## Start
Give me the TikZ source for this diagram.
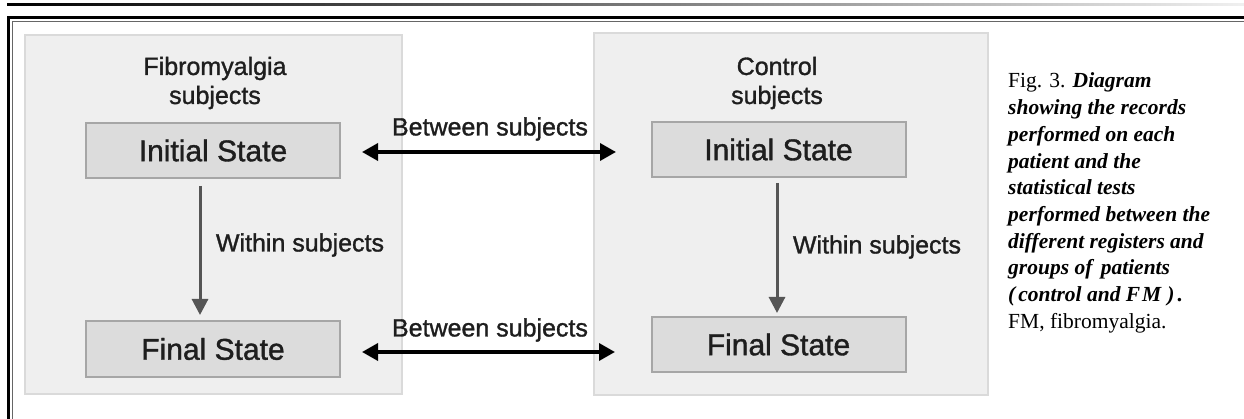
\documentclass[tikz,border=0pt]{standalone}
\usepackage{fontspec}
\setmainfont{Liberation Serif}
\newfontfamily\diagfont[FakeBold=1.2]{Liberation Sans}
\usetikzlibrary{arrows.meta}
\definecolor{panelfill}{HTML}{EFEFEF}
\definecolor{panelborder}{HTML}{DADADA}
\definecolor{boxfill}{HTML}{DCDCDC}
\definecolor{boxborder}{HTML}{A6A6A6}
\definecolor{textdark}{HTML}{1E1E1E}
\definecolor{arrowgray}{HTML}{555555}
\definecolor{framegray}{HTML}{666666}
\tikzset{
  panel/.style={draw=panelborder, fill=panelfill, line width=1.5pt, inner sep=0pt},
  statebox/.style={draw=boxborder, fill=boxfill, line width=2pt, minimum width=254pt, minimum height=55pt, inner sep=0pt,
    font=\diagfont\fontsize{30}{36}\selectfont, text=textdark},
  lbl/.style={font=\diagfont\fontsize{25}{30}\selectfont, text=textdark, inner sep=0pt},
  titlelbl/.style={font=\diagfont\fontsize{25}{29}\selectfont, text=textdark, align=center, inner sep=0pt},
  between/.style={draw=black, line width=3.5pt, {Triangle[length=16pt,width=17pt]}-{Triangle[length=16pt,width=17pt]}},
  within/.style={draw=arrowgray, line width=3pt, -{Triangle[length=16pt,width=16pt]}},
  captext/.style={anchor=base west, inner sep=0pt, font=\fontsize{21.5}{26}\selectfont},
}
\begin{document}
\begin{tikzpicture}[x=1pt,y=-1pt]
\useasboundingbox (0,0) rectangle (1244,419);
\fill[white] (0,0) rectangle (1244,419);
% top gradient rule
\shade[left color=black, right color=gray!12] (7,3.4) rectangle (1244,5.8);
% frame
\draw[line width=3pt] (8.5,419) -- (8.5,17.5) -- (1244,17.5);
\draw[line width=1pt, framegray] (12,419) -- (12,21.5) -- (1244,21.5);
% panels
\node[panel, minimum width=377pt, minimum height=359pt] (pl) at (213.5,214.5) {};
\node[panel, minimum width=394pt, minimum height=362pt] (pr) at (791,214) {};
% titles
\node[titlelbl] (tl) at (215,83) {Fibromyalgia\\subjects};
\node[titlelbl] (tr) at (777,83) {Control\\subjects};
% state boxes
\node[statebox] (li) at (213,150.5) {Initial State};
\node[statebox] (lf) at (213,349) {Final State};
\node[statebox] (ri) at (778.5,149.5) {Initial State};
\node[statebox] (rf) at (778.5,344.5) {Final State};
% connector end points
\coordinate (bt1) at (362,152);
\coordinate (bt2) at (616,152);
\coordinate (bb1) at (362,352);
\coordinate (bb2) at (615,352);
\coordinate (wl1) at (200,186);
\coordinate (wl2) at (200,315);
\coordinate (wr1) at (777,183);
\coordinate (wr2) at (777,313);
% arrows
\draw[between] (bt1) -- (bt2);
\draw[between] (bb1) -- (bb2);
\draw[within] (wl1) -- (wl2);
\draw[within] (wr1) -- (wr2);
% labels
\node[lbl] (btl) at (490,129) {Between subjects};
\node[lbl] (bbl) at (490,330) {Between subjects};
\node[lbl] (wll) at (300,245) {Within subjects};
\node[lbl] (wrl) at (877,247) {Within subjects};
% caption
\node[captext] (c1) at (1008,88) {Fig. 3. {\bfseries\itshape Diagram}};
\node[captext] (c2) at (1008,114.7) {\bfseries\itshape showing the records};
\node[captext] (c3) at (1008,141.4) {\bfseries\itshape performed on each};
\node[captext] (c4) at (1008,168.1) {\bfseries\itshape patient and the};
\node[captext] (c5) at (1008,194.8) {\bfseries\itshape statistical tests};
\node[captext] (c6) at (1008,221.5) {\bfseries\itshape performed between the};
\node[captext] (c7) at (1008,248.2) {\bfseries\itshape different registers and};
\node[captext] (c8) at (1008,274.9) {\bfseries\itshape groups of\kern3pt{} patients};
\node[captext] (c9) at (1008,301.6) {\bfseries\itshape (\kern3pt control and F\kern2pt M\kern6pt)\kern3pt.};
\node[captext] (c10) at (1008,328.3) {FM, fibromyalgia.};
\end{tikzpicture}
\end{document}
## End
• Work required: Omit the pictures and output all of the other material exactly.

• Solution below:
Give me the TikZ source for this diagram.
\documentclass[tikz,border=0pt]{standalone}
\usepackage{fontspec}
\setmainfont{Liberation Serif}
\newfontfamily\diagfont[FakeBold=1.2]{Liberation Sans}
\usetikzlibrary{arrows.meta}
\definecolor{panelfill}{HTML}{EFEFEF}
\definecolor{panelborder}{HTML}{DADADA}
\definecolor{boxfill}{HTML}{DCDCDC}
\definecolor{boxborder}{HTML}{A6A6A6}
\definecolor{textdark}{HTML}{1E1E1E}
\definecolor{arrowgray}{HTML}{555555}
\definecolor{framegray}{HTML}{666666}
\tikzset{
  panel/.style={draw=panelborder, fill=panelfill, line width=1.5pt, inner sep=0pt},
  statebox/.style={draw=boxborder, fill=boxfill, line width=2pt, minimum width=254pt, minimum height=55pt, inner sep=0pt,
    font=\diagfont\fontsize{30}{36}\selectfont, text=textdark},
  lbl/.style={font=\diagfont\fontsize{25}{30}\selectfont, text=textdark, inner sep=0pt},
  titlelbl/.style={font=\diagfont\fontsize{25}{29}\selectfont, text=textdark, align=center, inner sep=0pt},
  between/.style={draw=black, line width=3.5pt, {Triangle[length=16pt,width=17pt]}-{Triangle[length=16pt,width=17pt]}},
  within/.style={draw=arrowgray, line width=3pt, -{Triangle[length=16pt,width=16pt]}},
  captext/.style={anchor=base west, inner sep=0pt, font=\fontsize{21.5}{26}\selectfont},
}
\begin{document}
\begin{tikzpicture}[x=1pt,y=-1pt]
\useasboundingbox (0,0) rectangle (1244,419);
\fill[white] (0,0) rectangle (1244,419);
% top gradient rule
\shade[left color=black, right color=gray!12] (7,3.4) rectangle (1244,5.8);
% frame
\draw[line width=3pt] (8.5,419) -- (8.5,17.5) -- (1244,17.5);
\draw[line width=1pt, framegray] (12,419) -- (12,21.5) -- (1244,21.5);
% panels
\node[panel, minimum width=377pt, minimum height=359pt] (pl) at (213.5,214.5) {};
\node[panel, minimum width=394pt, minimum height=362pt] (pr) at (791,214) {};
% titles
\node[titlelbl] (tl) at (215,83) {Fibromyalgia\\subjects};
\node[titlelbl] (tr) at (777,83) {Control\\subjects};
% state boxes
\node[statebox] (li) at (213,150.5) {Initial State};
\node[statebox] (lf) at (213,349) {Final State};
\node[statebox] (ri) at (778.5,149.5) {Initial State};
\node[statebox] (rf) at (778.5,344.5) {Final State};
% connector end points
\coordinate (bt1) at (362,152);
\coordinate (bt2) at (616,152);
\coordinate (bb1) at (362,352);
\coordinate (bb2) at (615,352);
\coordinate (wl1) at (200,186);
\coordinate (wl2) at (200,315);
\coordinate (wr1) at (777,183);
\coordinate (wr2) at (777,313);
% arrows
\draw[between] (bt1) -- (bt2);
\draw[between] (bb1) -- (bb2);
\draw[within] (wl1) -- (wl2);
\draw[within] (wr1) -- (wr2);
% labels
\node[lbl] (btl) at (490,129) {Between subjects};
\node[lbl] (bbl) at (490,330) {Between subjects};
\node[lbl] (wll) at (300,245) {Within subjects};
\node[lbl] (wrl) at (877,247) {Within subjects};
% caption
\node[captext] (c1) at (1008,88) {Fig. 3. {\bfseries\itshape Diagram}};
\node[captext] (c2) at (1008,114.7) {\bfseries\itshape showing the records};
\node[captext] (c3) at (1008,141.4) {\bfseries\itshape performed on each};
\node[captext] (c4) at (1008,168.1) {\bfseries\itshape patient and the};
\node[captext] (c5) at (1008,194.8) {\bfseries\itshape statistical tests};
\node[captext] (c6) at (1008,221.5) {\bfseries\itshape performed between the};
\node[captext] (c7) at (1008,248.2) {\bfseries\itshape different registers and};
\node[captext] (c8) at (1008,274.9) {\bfseries\itshape groups of\kern3pt{} patients};
\node[captext] (c9) at (1008,301.6) {\bfseries\itshape (\kern3pt control and F\kern2pt M\kern6pt)\kern3pt.};
\node[captext] (c10) at (1008,328.3) {FM, fibromyalgia.};
\end{tikzpicture}
\end{document}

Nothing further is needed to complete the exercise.